Illustration by Victoria Borges
They say the first step is admitting you have a problem. I am an overprotective dad. There, I said it.
The irony is that I grew up getting into so many things in my youth. I was curious, independent and mischievous. I tested limits all the time.
When I was 5, I remember playing with friends outside after a huge snowstorm until on a dare I slid down an ice-covered stairwell with no way to get back up. I must have cried for 10 minutes before a neighbor rescued me.
At 7, I built a treehouse, hammering nails and sawing boards. Sure, I had a little adult help and supervision, but for the most part, I was wielding the tools like a seasoned pro! (Admittedly, there was the little mishap when I was spray-painting the treehouse interior and wanted to see what would happen when I held up a lighter in front of the spraying paint. The answer is a treehouse on fire, with my buddy and me in it, but that’s another story.)

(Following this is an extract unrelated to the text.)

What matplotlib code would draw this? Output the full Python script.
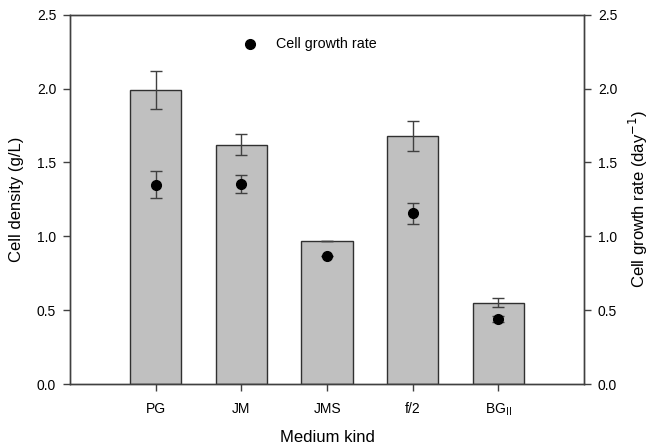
import matplotlib.pyplot as plt
import numpy as np

plt.rcParams['font.family'] = ['Liberation Sans', 'DejaVu Sans']

# medium kinds and measured values
medium = ['PG', 'JM', 'JMS', 'f/2', 'BG$_{\\mathrm{II}}$']
density = [1.99, 1.62, 0.97, 1.68, 0.55]
density_err = [0.13, 0.07, 0.0, 0.10, 0.03]
growth = [1.35, 1.355, 0.865, 1.155, 0.44]
growth_err = [0.09, 0.06, 0.0, 0.07, 0.02]

x = np.arange(len(medium))
axcol = '#404040'

fig = plt.figure(figsize=(6.49, 4.45), dpi=100)
ax = fig.add_axes([0.108, 0.137, 0.792, 0.83])
ax.bar(x, density, width=0.6, color='#c0c0c0', edgecolor='#303030', linewidth=1.0, zorder=2)
ax.errorbar(x, density, yerr=density_err, fmt='none', ecolor=axcol, elinewidth=1.0,
            capsize=4.3, capthick=1.0, zorder=3)
ax.set_xlim(-1, 5)
ax.set_ylim(0, 2.5)
ax.set_yticks(np.arange(0, 2.51, 0.5))
ax.set_xticks(x)
ax.set_xticklabels(medium)
ax.set_ylabel('Cell density (g/L)', fontsize=12, labelpad=9)
ax.set_xlabel('Medium kind', fontsize=12, labelpad=8)

ax2 = ax.twinx()
ax2.errorbar(x, growth, yerr=growth_err, fmt='o', color='black', ms=7, ecolor=axcol,
             elinewidth=1.0, capsize=4.3, capthick=1.0, zorder=4)
ax2.set_ylim(0, 2.5)
ax2.set_yticks(np.arange(0, 2.51, 0.5))
ax2.set_ylabel('Cell growth rate (day$^{-1}$)', fontsize=12, labelpad=7)

for a in (ax, ax2):
    for s in a.spines.values():
        s.set_color(axcol)
        s.set_linewidth(1.0)
    a.tick_params(direction='out', length=5, width=1.0, color=axcol, labelsize=10, pad=5)
    a.yaxis.set_major_formatter(plt.FormatStrFormatter('%.1f'))
ax.tick_params(axis='x', pad=8)

ax2.plot([0.35], [0.92], 'o', color='black', ms=7, transform=ax2.transAxes, clip_on=False)
ax2.text(0.40, 0.92, 'Cell growth rate', transform=ax2.transAxes, va='center', fontsize=10.3)

fig.savefig('out.png', dpi=100)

By 8, I spent my days exploring in the woods, fishing by myself and experiencing nature — whether that was stumbling across snakes, rescuing turtles crossing the road, bringing frogs and salamanders home, or watching the occasional fox in our backyard — my love of wildlife was created during those long summer days and the snowy days of winter break. (Speaking of which, one cold winter day, while attempting to rescue frogs that had been trapped in the ice covering our pond, I fell in. Nearly drowned, but my dog Corey rescued me. That, too, is another story for another day.)
When I was 10 and 11 and living in Tulsa, I’d disappear with friends, riding our bikes for hours. We’d build forts in the woods behind our subdivision, scrounging construction scraps. We built one fort underground and covered it with dirt. It’s a miracle it didn’t collapse on us.

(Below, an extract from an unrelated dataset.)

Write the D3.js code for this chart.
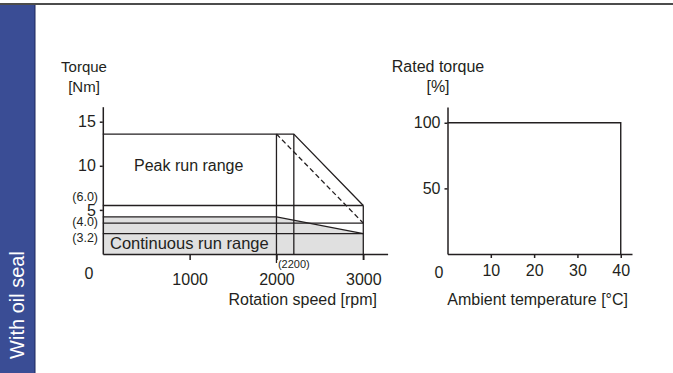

And from the age of 12, I was riding the subway and bus all over New York City by myself or with my sister. There were no cellphones. We went places, did things and lived life. During my high school years, my mischievous streak started to show, which meant I wound up experiencing quite a bit by the time I was 18.
As a father, I probably started exhibiting my overprotectiveness in my early 30s, when my two older sons were themselves around 7 and 4. Their mom and I were no longer together, and they lived with me part time. Looking back, I think some of my protective nature was an attempt to make up for my mistakes by preventing them from experiencing the same ones. Some of it was an earnest attempt to be the best single dad I could be, to prove to everyone — especially myself — that my past mistakes and poor judgments hadn’t limited my ability to be a good dad.
As my overprotectiveness grew, I started to say “no” to things the boys wanted to do that felt like they had even a hint of danger or exposure to risky behavior, or that simply would be hard for me to handle. At first, most of this could be viewed as slightly overcautious but within reason, and even as my sons became adolescents, I told myself it made sense because some of what I was saying no to were things I had already experienced, and I knew they had consequences.
By the time my sons were in their teens, they were doing what young people do: testing limits, breaking rules and, sometimes, engaging in truly risky things — largely because I had tried too hard to prevent them from doing any of these things. I failed to realize that on some level, these experiences are inevitable and part of learning through failure and understanding limits.
This overprotectiveness went into overdrive after I remarried and my wife and I had two more children. By this point, I was well into my 40s. One would think that since I was an older dad of young children — and not a first-timer, either — I would have mellowed out by this point. Not so much. As our younger children grew from infants to toddlers, started preschool and finally kindergarten, I became gripped by irrational fears of unlikely dangers. Everywhere they saw adventure, I saw unnecessary risk and envisioned horrible outcomes. I did not feel the world was safe enough for my kids, and I guess it showed. When another parent casually referred to me as a helicopter parent — me! — I started to reflect on what this all meant, for my older sons who are now young adults and for our younger children. I realized that I was preventing them from experiencing precisely the kind of exploration I had as a youngster, both the harmless kind and, yes, sometimes the not-so-harmless kind, both of which lead to learning and growth.
This also made me wonder what had fueled this. On top of trying to prevent them from having to experience some of my own consequences of exploration, I also realized that part of what drove my irrational fears was watching too much news and too many crime dramas. Both of these had the effect of sensationalizing fear-inducing “bad things happening to good people” stories, while also distorting the reality of how infrequently such things occur.
Now I am working to identify these irrational fears, face them (and in some cases, their underlying causes) and let them go. I am doing this because I want my older sons to feel less tempted to take irresponsible risks than I did at their age, and more empowered and encouraged to take smart risks early in their adulthood so they can have fun, learn and grow. I want our younger children to experience more exploration like I did at their age, so they can tell funny, hilarious and slightly dangerous stories to their own children, years from now.
James Warren is vice president with brand strategy and consulting firm JMI, and he’s the founder of the company’s storytelling offshoot, Share More Stories.